From this, one of the first of artworks I made involved a portable light used at highway construction sites. Four of these high-powered fixtures are mounted to one trailer that has its own generator. As part of a video piece titled “Moving Spotlight,” I drove the lights along a freeway at night. Facing downward, they illuminated everything around them, creating an island of light wherever I travelled. Visit my website to read about the project and watch videos.
Not long after this I was invited to an artist’s residency in rural Wyoming. On the mountain range above where I stayed were two perfectly shaped hills. I kept envisioning something spanning the distance between them. In one of those rare moments of insight, I decided it should be a string of fluorescent lights. Hung along a 240’ long steel cable, the glowing line could be seen for fifty miles in all directions. “White Line” acted as an effects machine, transforming the landscape around it into a psychedelic wonderland. You can see more photos at my website.

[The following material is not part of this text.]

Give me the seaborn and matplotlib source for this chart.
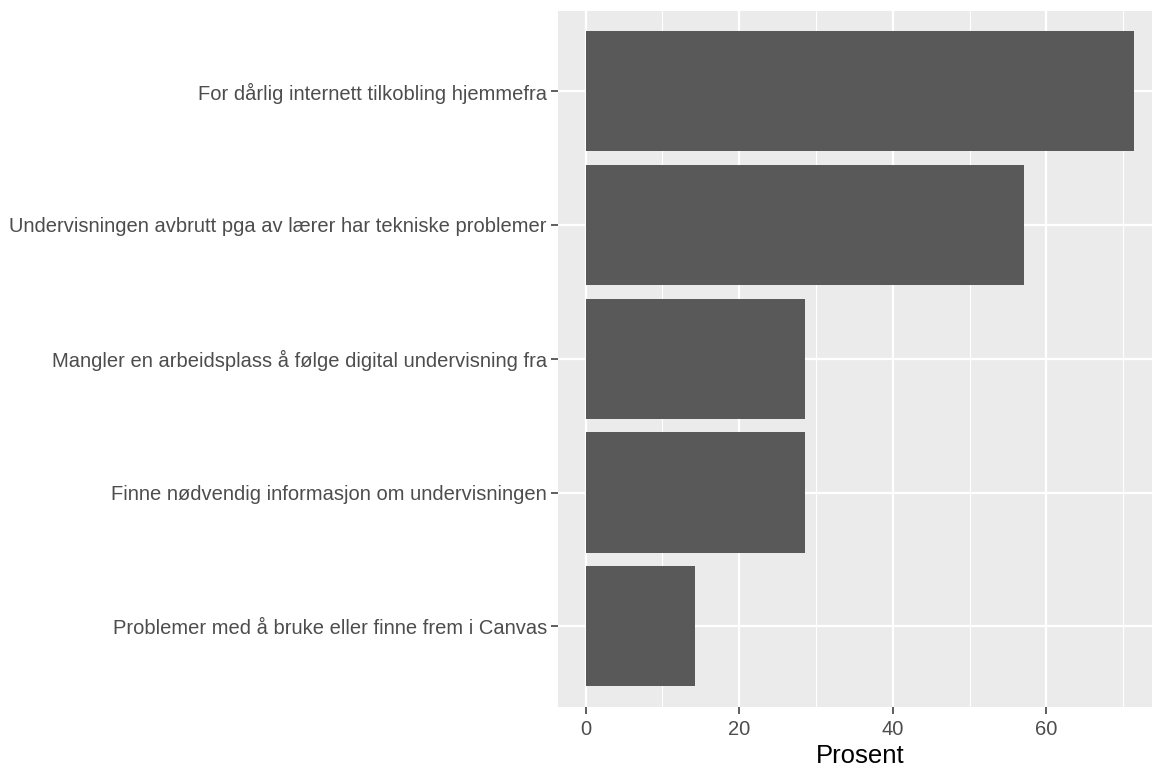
import seaborn as sns
import matplotlib
matplotlib.use("Agg")
import matplotlib.pyplot as plt
from matplotlib.ticker import MultipleLocator
import pandas as pd

# data (share of respondents, percent)
categories = [
    "For dårlig internett tilkobling hjemmefra",
    "Undervisningen avbrutt pga av lærer har tekniske problemer",
    "Mangler en arbeidsplass å følge digital undervisning fra",
    "Finne nødvendig informasjon om undervisningen",
    "Problemer med å bruke eller finne frem i Canvas",
]
prosent = [71.43, 57.14, 28.57, 28.57, 14.29]
x_ticks = [0, 20, 40, 60]

df = pd.DataFrame({"kategori": categories, "prosent": prosent})

PANEL = "#EBEBEB"
BAR = "#595959"
TEXT = "#4D4D4D"
TICK = "#333333"

sns.set_style("white")
plt.rcParams["font.family"] = ["Liberation Sans", "DejaVu Sans"]

fig = plt.figure(figsize=(11.52, 7.69), dpi=100)
# panel runs a little past the right edge, as in the reference
ax = fig.add_axes([558.3 / 1152, 1 - 706.5 / 769, (1161.5 - 558.3) / 1152, (706.5 - 11) / 769])

ax.set_facecolor(PANEL)
sns.barplot(data=df, x="prosent", y="kategori", orient="h", color=BAR,
            width=0.9, saturation=1, ax=ax, zorder=3)
for p in ax.patches:
    p.set_edgecolor("none")

# ggplot-like expansion
xmax = max(prosent)
ax.set_xlim(-0.05 * xmax, 1.05 * xmax)
ax.set_ylim(len(categories) - 0.4, -0.6)

ax.set_xticks(x_ticks)
ax.xaxis.set_minor_locator(MultipleLocator(10))
ax.set_axisbelow(True)
ax.grid(which="major", axis="both", color="white", lw=1.6, zorder=0)
ax.grid(which="minor", axis="x", color="white", lw=0.8, zorder=0)

for s in ax.spines.values():
    s.set_visible(False)

ax.tick_params(axis="both", which="major", bottom=True, left=True,
               length=4.8, width=1.1, color=TICK,
               labelcolor=TEXT, labelsize=14.5)
ax.tick_params(axis="y", pad=3.5)
ax.tick_params(axis="x", pad=5)
ax.tick_params(axis="x", which="minor", bottom=False, length=0)

ax.set_ylabel("")
ax.set_xlabel("Prosent", fontsize=18.5, color="black", labelpad=3.5)

plt.savefig("out.png", dpi=100)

A few years ago I had the opportunity to create one of my most ambitious projects to date. Unlike “White Line,” it was based on a light project that had already happened. For nearly one hundred years an event took place at Yosemite National Park that involved shoveling hot embers over a cliff to create a waterfall of fire. Initially I thought that I was going to create a historical documentary about it, but I was so preoccupied by wanting to see it in person that I decided to do it. A cement mine in upstate New York took an interest in my project, and with their help we were able to stage the first “Firefall” for a public audience since the event last took place almost a half century ago (photo above). Visit my website to read about the project and see videos.
As opposed to predetermining my interests, I have learned to allow myself to be lead by them. Though many turn out to be dead ends, a few of them––like light at night––stick. I’m glad it did, because it has laid the groundwork for “Breathing Lights.”